Growing numbers of those senior positions are being filled by individuals from the private sector – a trend that began even before the advent of the credit crunch.

As the activities of the private sector and that of the development community have continued to overlap, more executives have recognised that making money and making a difference are no longer irreconcilable goals.

The Bridgespan survey found that, of those hired between June 2007 and December 2008 21 per cent were what it calls “bridgers” from the corporate world.

“That’s at least twice what I would have predicted,” says David Simms, managing partner of Bridgestar, the executive search arm of Bridgespan.

The trend is particularly noticeable at some of the more entrepreneurial non-profits, NGOs and multilateral institutions. At Acumen Fund, a non-profit venture fund that uses entrepreneurial approaches to tackle global poverty, executives refer to a “talent tsunami”.

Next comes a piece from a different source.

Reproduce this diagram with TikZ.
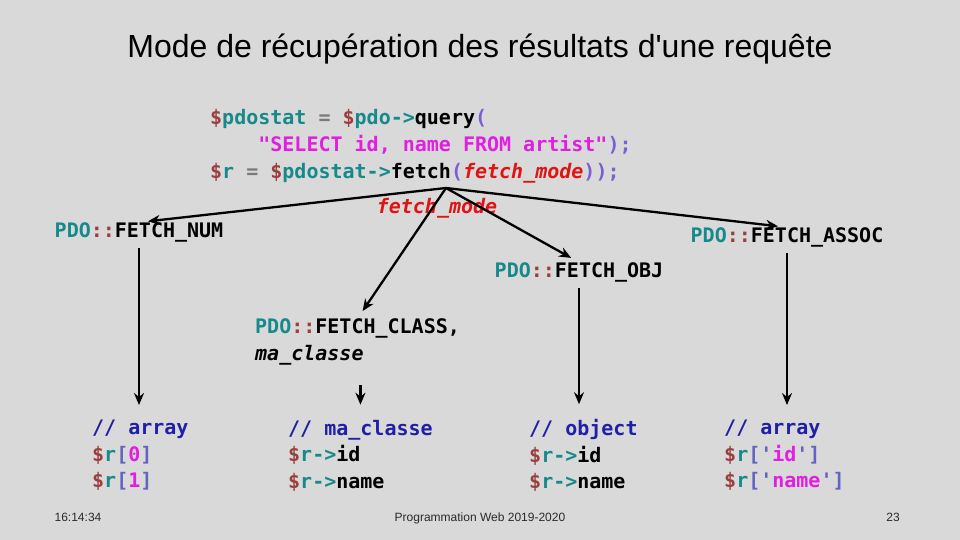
\documentclass[tikz,border=0pt]{standalone}
\usepackage{fontspec}
\setmainfont{Liberation Sans}
\setmonofont{DejaVu Sans Mono}
\usetikzlibrary{arrows.meta}

\definecolor{slidebg}{HTML}{D9D9D9}
\definecolor{phpdollar}{HTML}{9A3E3E}
\definecolor{phpteal}{HTML}{168A8A}
\definecolor{phpop}{HTML}{7A7A7A}
\definecolor{phpparen}{HTML}{7A5FD6}
\definecolor{phpstr}{HTML}{E01FE0}
\definecolor{phpred}{HTML}{E01414}
\definecolor{phpcom}{HTML}{1F1FA8}
\definecolor{phpbr}{HTML}{6464C0}
\definecolor{footgray}{HTML}{2A2A2A}

\newcommand{\codefont}{\ttfamily\bfseries\fontsize{20}{27}\selectfont}
\newcommand{\phpv}[1]{\textcolor{phpdollar}{\$}\textcolor{phpteal}{#1}}
\newcommand{\phparrow}{\textcolor{phpteal}{->}}
\newcommand{\pdoconst}[1]{\textcolor{phpteal}{PDO}\textcolor{phpdollar}{::}#1}

\begin{document}
\begin{tikzpicture}[
  x=1pt, y=-1pt,
  >={Stealth[length=12pt,width=10pt]},
  code/.style={font=\codefont, text=black, inner sep=0pt, align=left},
  label/.style={code, text height=15pt, text depth=4pt},
  block/.style={code, font=\ttfamily\bfseries\fontsize{20}{26.5}\selectfont,
                execute at begin node=\strut, execute at end node=\strut},
  footer/.style={text=footgray, font=\fontsize{12}{14}\selectfont, anchor=base},
  link/.style={->, line width=2.3pt, shorten >=9pt},
  down/.style={->, line width=2.3pt, shorten <=6pt, shorten >=15pt},
]
\useasboundingbox (0,0) rectangle (960,540);
\fill[slidebg] (0,0) rectangle (960,540);

% ===== title =====
\node (title) at (480,49) {\fontsize{32}{36}\selectfont Mode de récupération des résultats d\textquotesingle une requête};

% ===== query code =====
\node (query) [code, anchor=west] at (210,146) {%
  \phpv{pdostat} \textcolor{phpop}{=} \phpv{pdo}\phparrow query\textcolor{phpparen}{(}\\
  \phantom{xxxx}\textcolor{phpstr}{"SELECT id, name FROM artist"}\textcolor{phpparen}{);}\\
  \phpv{r} \textcolor{phpop}{=} \phpv{pdostat}\phparrow fetch\textcolor{phpparen}{(}\textcolor{phpred}{\itshape fetch\_mode}\textcolor{phpparen}{));}};

% ===== fetch modes =====
\coordinate (apex) at (446,188);
\node (fm) [label, text=phpred] at (437,208) {\itshape fetch\_mode};
\node (num)   [label] at (139,232) {\pdoconst{FETCH\_NUM}};
\node (assoc) [label] at (787,237) {\pdoconst{FETCH\_ASSOC}};
\node (obj)   [label] at (579,272) {\pdoconst{FETCH\_OBJ}};
\node (cls)   [code, anchor=west] at (255,342) {\pdoconst{FETCH\_CLASS,}\\ \itshape ma\_classe};

\draw[link] (apex) -- (num.north);
\draw[link] (apex) -- (assoc.north);
\draw[link] (apex) -- (obj.north);
\draw[link] (apex) -- (cls.north);

% ===== results =====
\node (blk1) [block, anchor=west] at (92,458) {%
  \textcolor{phpcom}{// array}\\
  \phpv{r}\textcolor{phpbr}{[}\textcolor{phpstr}{0}\textcolor{phpbr}{]}\\
  \phpv{r}\textcolor{phpbr}{[}\textcolor{phpstr}{1}\textcolor{phpbr}{]}};
\node (blk2) [block, anchor=west] at (288,458) {%
  \textcolor{phpcom}{// ma\_classe}\\
  \phpv{r}\phparrow id\\
  \phpv{r}\phparrow name};
\node (blk3) [block, anchor=west] at (529,458) {%
  \textcolor{phpcom}{// object}\\
  \phpv{r}\phparrow id\\
  \phpv{r}\phparrow name};
\node (blk4) [block, anchor=west] at (724,458) {%
  \textcolor{phpcom}{// array}\\
  \phpv{r}\textcolor{phpbr}{['}\textcolor{phpstr}{id}\textcolor{phpbr}{']}\\
  \phpv{r}\textcolor{phpbr}{['}\textcolor{phpstr}{name}\textcolor{phpbr}{']}};

\draw[down] (num.south) -- (num.south |- blk1.north);
\draw[down, shorten <=20pt] (cls.south -| blk2.north) -- (blk2.north);
\draw[down] (obj.south) -- (obj.south |- blk3.north);
\draw[down] (assoc.south) -- (assoc.south |- blk4.north);

% ===== footer =====
\node (clock)  [footer] at (78,521) {16:14:34};
\node (course) [footer] at (480,521) {Programmation Web 2019-2020};
\node (pageno) [footer] at (893,521) {23};
\end{tikzpicture}
\end{document}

The organisation – which often looks to fill short-term postings and fellowships in countries such as India, Kenya and Pakistan with the social businesses it invests in – had some 700 applications for its summer internship programme, far higher than in any previous years.

“We’re definitely seeing more candidate flow and interest,” says Harry Dellane, director of talent at the Acumen Fund.

Dorothy Berry, head of human resources at the International Finance Corporation, part of the World Bank Group, confirms the trend. “The good news is there are some highly-skilled people, who weren’t available six months ago, that are now available,” she says.

However, the wave of skilled executives flooding into the job market does not necessarily make talent management easier for non-profits and multilateral agencies.

In spite of the volume of corporate lay-offs, the Bridgespan survey found 60 per cent of respondents believed they would face a shortage of qualified candidates.

As well as the question of salaries, the need for executives with specialised skills was seen as a barrier to recruitment, as was hiring individuals who could fit into a non-profit culture.

“The challenge is to find someone with the right functional skills to lead an organisation and the right cultural skills to make sure mission leads and money follows,” says Mr Simms. “You need technology people and financial people but cultural skills are what it takes to seal the deal.”

At the same time, organisations also need to be sure that the enthusiastic “bridger” candidates now knocking at their doors are not simply looking for a port in a storm and will not, once prospects in the private sector pick up again, head back there.

“The challenge is to hire the right people,” says Ms Berry. “So we are still being very careful to make sure the people we hire want to be part of a social enterprise – and not just until something better comes along.”

Even for Acumen Fund, which is not necessarily looking for long-term hires, the difficulty of sifting through a deluge of applications remains tricky.

“It’s an opportunity and a problem for us,” says Mr Dellane. “The opportunity being that there are these great resources that are potentially available to us – but the problem being how do we do gate-keeping.”

For non-profit organisations, that gate-keeping is critical. For while the non-profit sector has come to appreciate what businesspeople bring with them – in the Bridgespan survey 73 per cent of respondents said they valued private-sector skills – organisations also have to be sure that the person they are hiring can adapt those skills to a specialised environment.

That often means working in a resource-constrained environment, and one where action follows decision-making more slowly than it might in a corporate setting.

Moreover, multilateral institutions and NGOs have a huge range of stakeholders to answer to, from national governments to poor farmers.

So while the fresh supply of skilled business executives on the jobs market benefits the sector, the difficulty for organisations trying to hire new leaders is not only about offering an appropriate salary.

“Talent is going to be the biggest issue for organisations after we get through this economic calamity,” says Mr Simms.

“And talent is the issue that will determine long-term performance – not money.”